Now that the market has broadly recognized the housing recovery, however dim, the stocks are no longer cheap. Trading at over 20 times free cash flows, the homebuilders look fairly valued. We have just sold approximately half the ITB position in client accounts (subject to tax consequences) and plan to sell more if they appreciate further.

The new opportunities lie elsewhere: especially in the emerging markets, which look cheap for the first time in years. With the proceeds of the ITB sale, we are building emerging market positions, buying the Schwab Emerging Market etf (SCHE). This etf owns companies such as Taiwan Semiconductor, China Mobile, and PetroChina, as well as Latin American companies like Petrobras, and Indian companies like Infosys. At 11% free-cash flow yields on average, these decent growers look compelling.

On the negative side, Japan has been a big disappointment so far. The Japanese market seems to perennially disappoint investors, having been mired in a secular bear market for 20 years. Our Japanese etf, Wisdom Tree Japan (DXJ), which owns companies such as Canon, Honda, Mitsubishi and Nissan, has only returned 1% year-to-date – a truly pitiful gain against a backdrop of double-digit returns from many other sectors.

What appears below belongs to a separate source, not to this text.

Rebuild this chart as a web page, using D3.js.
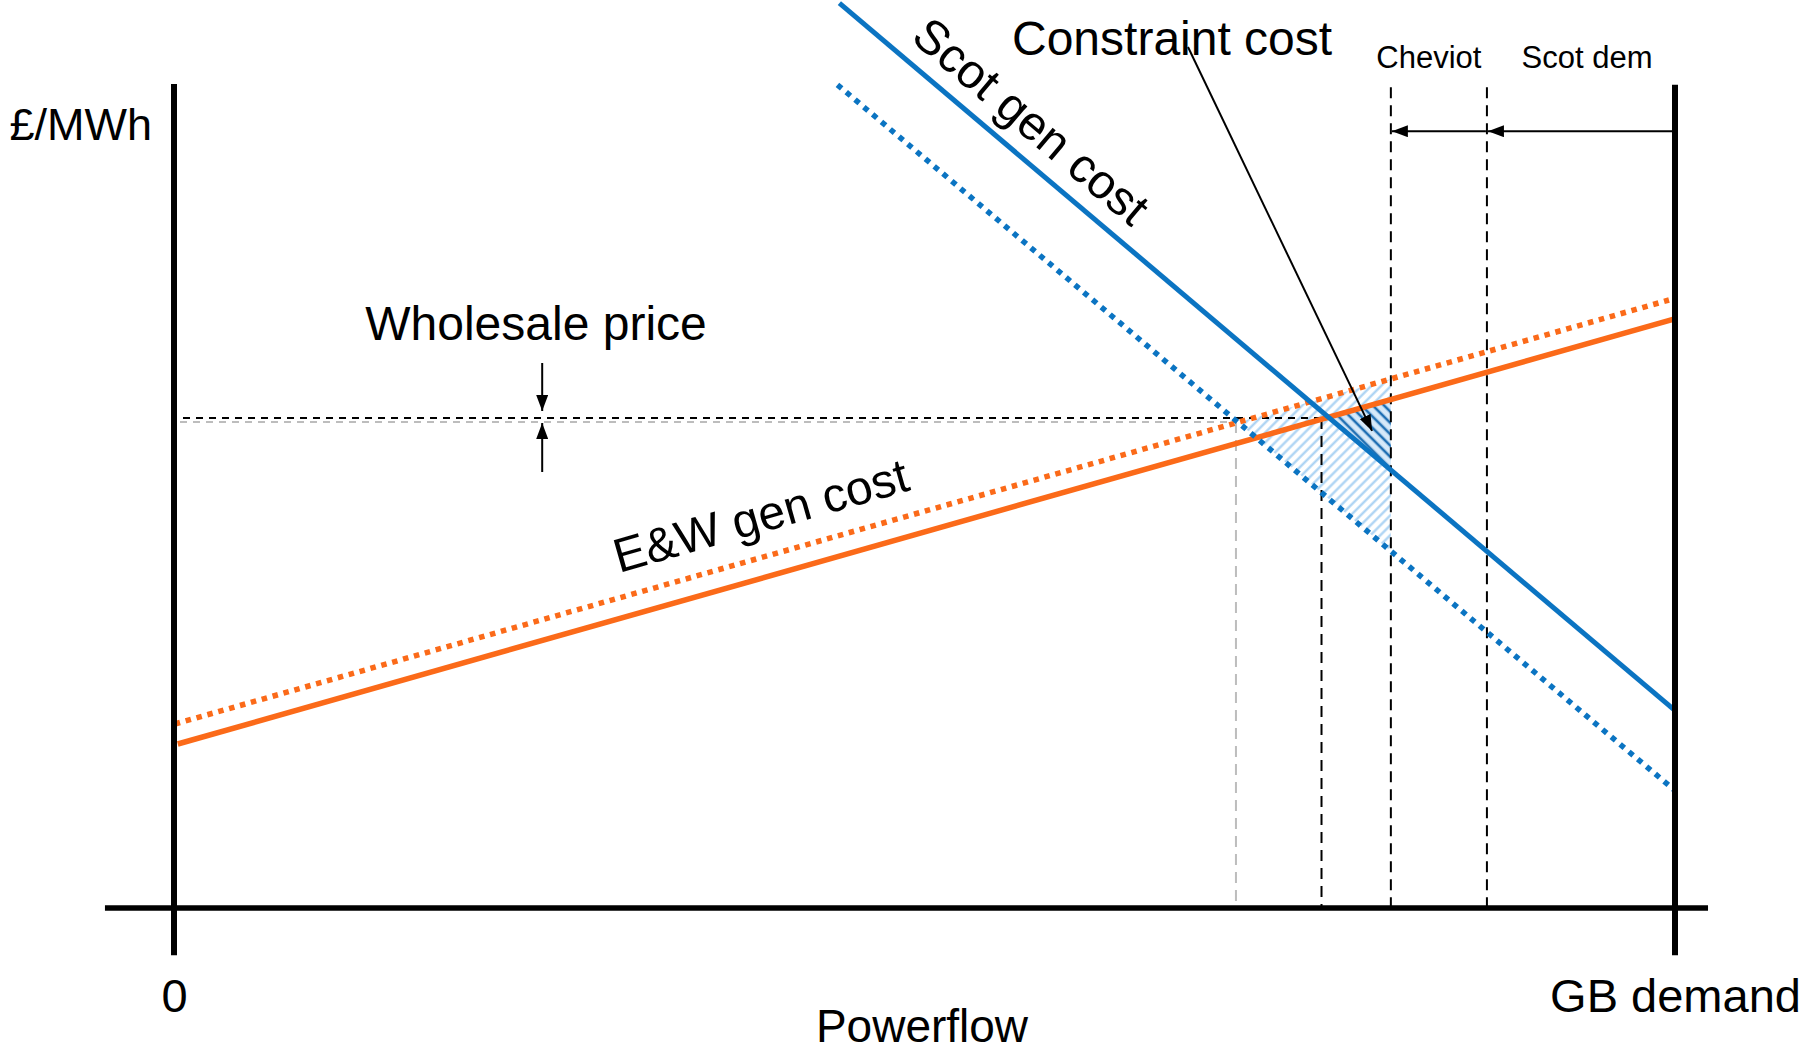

But I am not ready to give up on Japan. Japanese equities are trading at a 14% discount to their book value, or liquidation value. I have never seen stocks this collectively cheap anywhere, at any time. Just like the homebuilders, they are so cheap that they will have to rally at some point regardless of the macroeconomic climate. And if Japan just regains some minor inflationary footing, we’ll do more than alright.